Dataset section.
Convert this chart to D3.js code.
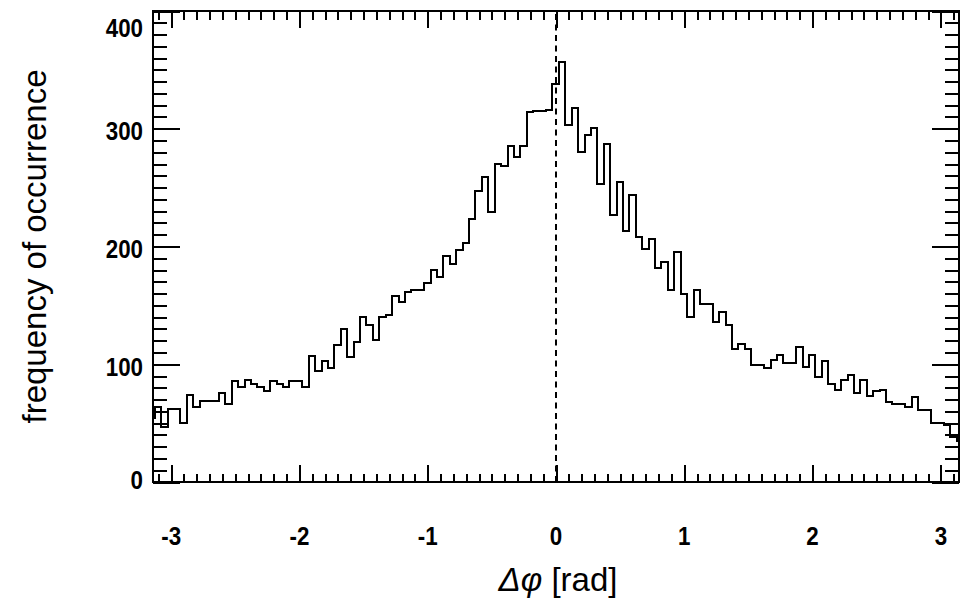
<!DOCTYPE html>
<html>
<head>
<meta charset="utf-8">
<script src="https://cdn.jsdelivr.net/npm/d3@7"></script>
<style>
  html, body { margin: 0; padding: 0; background: #fff; }
  svg { display: block; }
  text { font-family: "Liberation Sans", Arial, Helvetica, sans-serif; fill: #000; }
</style>
</head>
<body>
<svg id="chart" width="967" height="601"></svg>
<script>
// ---- data ----
// histogram bin edges (radians): a short leading partial bin at -pi, then 0.05-rad bins
const firstBinEdge = -3.1276;
const binWidth = 0.05;
// counts per bin (leading partial bin first)
const counts = [
  54,
  64, 47, 62, 62, 50, 74, 64, 69, 69, 69,
  76, 66, 86, 81, 87, 83, 81, 77, 86, 83,
  81, 86, 86, 81, 107, 94, 103, 97, 116, 130,
  106, 119, 140, 133, 121, 140, 142, 158, 153, 161,
  163, 163, 169, 180, 174, 192, 185, 197, 203, 223,
  247, 259, 229, 270, 268, 285, 276, 285, 314, 315,
  315, 316, 338, 357, 303, 318, 280, 295, 301, 253,
  287, 227, 255, 213, 244, 208, 198, 206, 182, 187,
  163, 195, 160, 140, 163, 151, 151, 136, 144, 133,
  113, 117, 113, 99, 99, 97, 104, 108, 101, 101,
  115, 98, 108, 89, 103, 83, 78, 87, 91, 76,
  87, 73, 77, 78, 68, 66, 66, 64, 72, 61,
  61, 50, 50, 48, 38, 35
];
const xTickValues = [-3, -2, -1, 0, 1, 2, 3];
const xTickLabels = ["-3", "-2", "-1", "0", "1", "2", "3"];
const yTickValues = [0, 100, 200, 300, 400];
const yTickLabels = ["0", "100", "200", "300", "400"];
const xTitle = ["Δφ", " [rad]"];
const yTitle = "frequency of occurrence";

// ---- layout ----
const W = 967, H = 601;
const L = 153, R = 959, T = 11, B = 482;

const svg = d3.select("#chart");
svg.append("rect").attr("width", W).attr("height", H).attr("fill", "#fff");

const x = d3.scaleLinear().domain([-Math.PI, Math.PI]).range([L, R]);
const y = d3.scaleLinear().domain([0, 400]).range([B, T]);

// bin edges
const edges = [-Math.PI];
for (let i = 0; i < counts.length; i++) {
  edges.push(Math.min(Math.PI, firstBinEdge + binWidth * i));
}
// edges has counts.length + 1 entries
const pts = [];
counts.forEach((c, i) => {
  pts.push([edges[i], c]);
  pts.push([edges[i + 1], c]);
});

const line = d3.line().x(d => x(d[0])).y(d => y(d[1]));

// dashed zero line
svg.append("line")
  .attr("x1", x(0)).attr("x2", x(0))
  .attr("y1", y(0)).attr("y2", y(400))
  .attr("stroke", "#000").attr("stroke-width", 2)
  .attr("stroke-dasharray", "6,4.5");

// histogram
svg.append("path")
  .attr("d", line(pts))
  .attr("fill", "none")
  .attr("stroke", "#000")
  .attr("stroke-width", 2)
  .attr("stroke-linejoin", "miter")
  .attr("shape-rendering", "crispEdges");

// ---- axes / ticks ----
const xMinor = d3.range(-31, 32).map(i => i / 10).filter(v => Math.abs(v - Math.round(v)) > 1e-9);
const yMinor = d3.range(0, 401, 10).filter(v => v % 100 !== 0);

function tickGroup(axis, transform) {
  const g = svg.append("g").attr("transform", transform).call(axis);
  g.select(".domain").remove();
  g.selectAll("text").remove();
  g.selectAll("line").attr("stroke", "#000").attr("stroke-width", 2).attr("shape-rendering", "crispEdges");
  return g;
}

// bottom
tickGroup(d3.axisBottom(x).tickValues(xMinor).tickSize(-8.5), `translate(0,${B})`);
tickGroup(d3.axisBottom(x).tickValues(xTickValues).tickSize(-17), `translate(0,${B})`);
// top
tickGroup(d3.axisTop(x).tickValues(xMinor).tickSize(-8.5), `translate(0,${T})`);
tickGroup(d3.axisTop(x).tickValues(xTickValues).tickSize(-17), `translate(0,${T})`);
// left
tickGroup(d3.axisLeft(y).tickValues(yMinor).tickSize(-14), `translate(${L},0)`);
tickGroup(d3.axisLeft(y).tickValues(yTickValues).tickSize(-27), `translate(${L},0)`);
// right
tickGroup(d3.axisRight(y).tickValues(yMinor).tickSize(-14), `translate(${R},0)`);
tickGroup(d3.axisRight(y).tickValues(yTickValues).tickSize(-27), `translate(${R},0)`);

// frame
svg.append("rect")
  .attr("x", L).attr("y", T).attr("width", R - L).attr("height", B - T)
  .attr("fill", "none").attr("stroke", "#000").attr("stroke-width", 2)
  .attr("shape-rendering", "crispEdges");

// ---- tick labels ----
const labelSize = 26, labelSquash = 0.86;
xTickValues.forEach((v, i) => {
  svg.append("text")
    .attr("transform", `translate(${x(v)},545) scale(${labelSquash},1)`)
    .attr("text-anchor", "middle")
    .attr("font-size", labelSize)
    .attr("font-weight", "bold")
    .text(xTickLabels[i]);
});
yTickValues.forEach((v, i) => {
  const by = Math.max(T + 26, Math.min(B + 6.5, y(v) + 11.7));
  svg.append("text")
    .attr("transform", `translate(143,${by}) scale(${labelSquash},1)`)
    .attr("text-anchor", "end")
    .attr("font-size", labelSize)
    .attr("font-weight", "bold")
    .text(yTickLabels[i]);
});

// ---- titles ----
const xt = svg.append("text")
  .attr("x", (L + R) / 2 + 2).attr("y", 591)
  .attr("text-anchor", "middle")
  .attr("font-size", 33);
xt.append("tspan").attr("font-style", "italic").text(xTitle[0]);
xt.append("tspan").text(xTitle[1]);

svg.append("text")
  .attr("transform", `translate(46,${(T + B) / 2}) rotate(-90)`)
  .attr("text-anchor", "middle")
  .attr("font-size", 33)
  .text(yTitle);
</script>
</body>
</html>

Requirement.
Repeat the listing above up to and including the line with "const y = d3.scaleLinear().domain([0, 400]).range([B, T]);", starting from its first line. Drop any pictures.

The completed task.
Convert this chart to D3.js code.
<!DOCTYPE html>
<html>
<head>
<meta charset="utf-8">
<script src="https://cdn.jsdelivr.net/npm/d3@7"></script>
<style>
  html, body { margin: 0; padding: 0; background: #fff; }
  svg { display: block; }
  text { font-family: "Liberation Sans", Arial, Helvetica, sans-serif; fill: #000; }
</style>
</head>
<body>
<svg id="chart" width="967" height="601"></svg>
<script>
// ---- data ----
// histogram bin edges (radians): a short leading partial bin at -pi, then 0.05-rad bins
const firstBinEdge = -3.1276;
const binWidth = 0.05;
// counts per bin (leading partial bin first)
const counts = [
  54,
  64, 47, 62, 62, 50, 74, 64, 69, 69, 69,
  76, 66, 86, 81, 87, 83, 81, 77, 86, 83,
  81, 86, 86, 81, 107, 94, 103, 97, 116, 130,
  106, 119, 140, 133, 121, 140, 142, 158, 153, 161,
  163, 163, 169, 180, 174, 192, 185, 197, 203, 223,
  247, 259, 229, 270, 268, 285, 276, 285, 314, 315,
  315, 316, 338, 357, 303, 318, 280, 295, 301, 253,
  287, 227, 255, 213, 244, 208, 198, 206, 182, 187,
  163, 195, 160, 140, 163, 151, 151, 136, 144, 133,
  113, 117, 113, 99, 99, 97, 104, 108, 101, 101,
  115, 98, 108, 89, 103, 83, 78, 87, 91, 76,
  87, 73, 77, 78, 68, 66, 66, 64, 72, 61,
  61, 50, 50, 48, 38, 35
];
const xTickValues = [-3, -2, -1, 0, 1, 2, 3];
const xTickLabels = ["-3", "-2", "-1", "0", "1", "2", "3"];
const yTickValues = [0, 100, 200, 300, 400];
const yTickLabels = ["0", "100", "200", "300", "400"];
const xTitle = ["Δφ", " [rad]"];
const yTitle = "frequency of occurrence";

// ---- layout ----
const W = 967, H = 601;
const L = 153, R = 959, T = 11, B = 482;

const svg = d3.select("#chart");
svg.append("rect").attr("width", W).attr("height", H).attr("fill", "#fff");

const x = d3.scaleLinear().domain([-Math.PI, Math.PI]).range([L, R]);
const y = d3.scaleLinear().domain([0, 400]).range([B, T]);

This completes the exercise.